Critics are focusing on the fact that this wasn’t the budget-busting $1-billion-a-year income tax cut that Mr. Sanford wanted. (And even that was less than what he had campaigned for office on — eliminating the personal income tax entirely.)

But it is a tax cut that will reduce the amount of money available to fund government programs by more than $100 million a year once it’s phased in four years from now.

It is a tax cut that was approved at a time when the state is still scrimping on basic services such as guarding our prisons and keeping our highways safe.

And it is a tax cut that was passed by a nearly unanimous Legislature and praised — yes, praised — by leading Democratic legislators and the state Democratic Party.

There’s nothing extraordinary about House Republicans salivating over a tax cut; that’s what they’ve done since coming to power in 1994. And there would have been nothing extraordinary about Republicans and Democrats joining together to approve a $100 million tax cut in the 1990s, before the bottom fell out of the economy.

But it’s quite extraordinary for Democrats and Senate Republicans to join in a tax-cutting frenzy at the same time they are cutting some essential state agencies’ budgets for the sixth consecutive year — and still failing to adequately fund programs to care for the mentally ill and the developmentally disabled, and coming up short on the services they had promised to help poorly performing schools improve.

What last week’s vote demonstrates is the most powerful thing about Mr. Sanford: his ability to completely change the debate.

In this case, he changed the debate from how to pay for essential services that have been crippled by repeated budget cuts to how to lower what he claims are astoundingly high taxes. And he moved the starting point for the debate from the status quo to a $1 billion-a-year tax cut. In that context, a $100 million tax cut seems reasonable, even modest.

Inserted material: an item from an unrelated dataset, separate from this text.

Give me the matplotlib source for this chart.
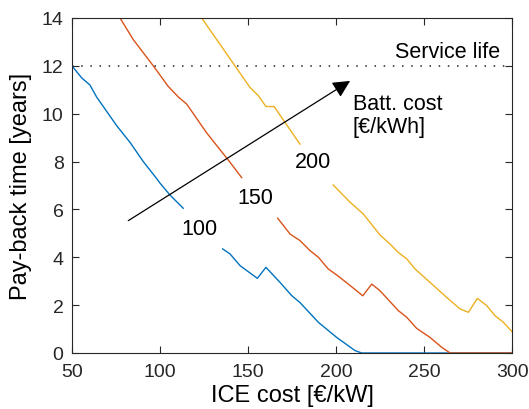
import numpy as np
import matplotlib.pyplot as plt

plt.rcParams['font.family'] = ['Liberation Sans', 'DejaVu Sans']

nan = np.nan

# ICE cost [EUR/kW] vs pay-back time [years], one curve per battery cost
x_100 = [50, 55.5, 60.2, 64, 69.7, 75.4, 83, 90.5, 98, 100, 105.7, 113.2, nan,
         135.6, 139.8, 145.5, 155.3, 160.2, 168.2, 174.8, 179.5, 190, 200.4,
         210.8, 214.6, 300]
y_100 = [12, 11.5, 11.2, 10.7, 10.1, 9.5, 8.8, 8.0, 7.3, 7.1, 6.6, 6.05, nan,
         4.35, 4.14, 3.65, 3.12, 3.58, 2.95, 2.4, 2.11, 1.28, 0.65,
         0.1, 0, 0]

x_150 = [77.3, 84.8, 96.2, 104.7, 110.4, 115.2, 126.5, 139.8, 146.4, nan,
         166.9, 173.9, 179.5, 185.2, 190, 195.6, 200.4, 207, 215.2, 220.3,
         225, 235.4, 240.2, 245.8, 253.4, 260, 264.8, 300]
y_150 = [14, 13.1, 12.0, 11.14, 10.7, 10.4, 9.2, 7.97, 7.33, nan,
         5.63, 4.97, 4.7, 4.28, 4.0, 3.51, 3.26, 2.88, 2.39, 2.88,
         2.6, 1.77, 1.49, 1.03, 0.65, 0.24, 0, 0]

x_200 = [123.7, 130.3, 142.6, 151.1, 155.9, 160.2, 164.8, 171, 179.5, nan,
         198.4, 208, 215.5, 225, 230.7, 235.4, 240.2, 244.9, 253.4, 262.9,
         270.5, 275.2, 280.3, 285.6, 290.3, 295.1, 300]
y_200 = [14, 13.3, 12.0, 11.1, 10.75, 10.3, 10.3, 9.64, 8.73, nan,
         7.02, 6.3, 5.81, 4.93, 4.55, 4.2, 3.93, 3.51, 2.95, 2.32,
         1.84, 1.70, 2.28, 1.98, 1.56, 1.28, 0.89]

service_life = 12
curve_labels = ['100', '150', '200']
label_pos = [(122.7, 5.2), (154, 6.5), (187, 8.0)]

fig = plt.figure(figsize=(5.29, 4.10), dpi=100)
ax = fig.add_axes([0.136, 0.1366, 0.832, 0.8171])

ax.plot(x_100, y_100, color='#0072BD', lw=1.0)
ax.plot(x_150, y_150, color='#D95319', lw=1.0)
ax.plot(x_200, y_200, color='#EDB120', lw=1.0)

ax.axhline(service_life, color='#262626', lw=1.1, linestyle=(0, (1, 5)))
ax.text(293, 12.15, 'Service life', ha='right', va='bottom', fontsize=15.5)

for lab, (lx, ly) in zip(curve_labels, label_pos):
    ax.text(lx, ly, lab, ha='center', va='center', fontsize=15.5)

ax.annotate('', xy=(208, 11.37), xytext=(82, 5.53),
            arrowprops=dict(arrowstyle='-|>', color='k', lw=0.9,
                            mutation_scale=26, shrinkA=0, shrinkB=0))
ax.text(209.5, 9.95, 'Batt. cost\n[€/kWh]', ha='left', va='center',
        fontsize=15.5, linespacing=1.1)

ax.set_xlim(50, 300)
ax.set_ylim(0, 14)
ax.set_xticks(range(50, 301, 50))
ax.set_yticks(range(0, 15, 2))
ax.set_xlabel('ICE cost [€/kW]', fontsize=17, labelpad=3)
ax.set_ylabel('Pay-back time [years]', fontsize=17, labelpad=7)
ax.tick_params(direction='in', top=True, right=True, length=5, width=0.8,
               labelsize=14, colors='#262626')
ax.tick_params(axis='x', pad=7)
ax.tick_params(axis='y', pad=6)
for s in ax.spines.values():
    s.set_color('#262626')
    s.set_linewidth(0.8)

fig.savefig('out.png', dpi=100)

But that cut is only modest in a state with high taxes. And South Carolina is not such a state. That fact was underlined just a day before the tax cut cleared its final hurdle, when the anti-tax Tax Foundation released its annual ranking of the states’ tax burdens.

As always, South Carolina was on the low end of the scale: South Carolinians spend an average of 36 days a year working to pay state and local taxes, which ranks us 33rd in the nation. (When federal taxes also are considered, our “Tax Freedom Day” comes 99 days into the year, ranking us 39th.) We spend an average of 9.7 percent of our income paying state and local taxes (the national average is 10.1 percent), and our average per capita state and local tax bill is $2,976, about $800 below the national average.

But none of that matters to the public when the governor has spent two years pounding home the demonstrably inaccurate message that our taxes are among the highest in the nation. And it doesn’t matter to legislators when the Washington anti-tax groups that fawn at Mr. Sanford’s feet have spent that time flexing their substantial financial muscles in thinly veiled threats against any legislators who dare to disagree.

The governor’s show of force wouldn’t be such a big deal if the income tax debate were an isolated case. It’s not.

Many lawmakers are warming to some sort of compromise on his other crusade to defund the government, and at the same time undermine the concept of public education. In the context of a proposal to suck $200 million a year out of state coffers in order to pay middle- and upper-income parents to take their kids out of the public schools and to let businesses self-select how their tax money is spent, a plan to give limited tax selection to businesses and test the so-called choice program in two school districts might sound reasonable, even modest. That’s especially true if you’re a legislator who saw the invasion of the national anti-tax groups in last year’s legislative elections.

Even legislators who know our taxes are low and our obligations unmet went along with the business tax cut, hoping that throwing a bone to Mr. Sanford and his allies would make them go away.

It won’t.

Right after the Senate voted to cut income taxes for small businesses by nearly a third, yet another of the Washington groupies weighed in. The National Taxpayers Union sent a letter to The State excoriating “Democrats and weak-kneed Republicans in the Senate” who “stand in the way of important tax relief and recently rejected Sanford’s plan for broad-based income tax cuts.”

The message to lawmakers who don’t toe the line was clear: Compromise is the same as resistance. And given our patient persistence and our bottomless pockets, resistance is futile.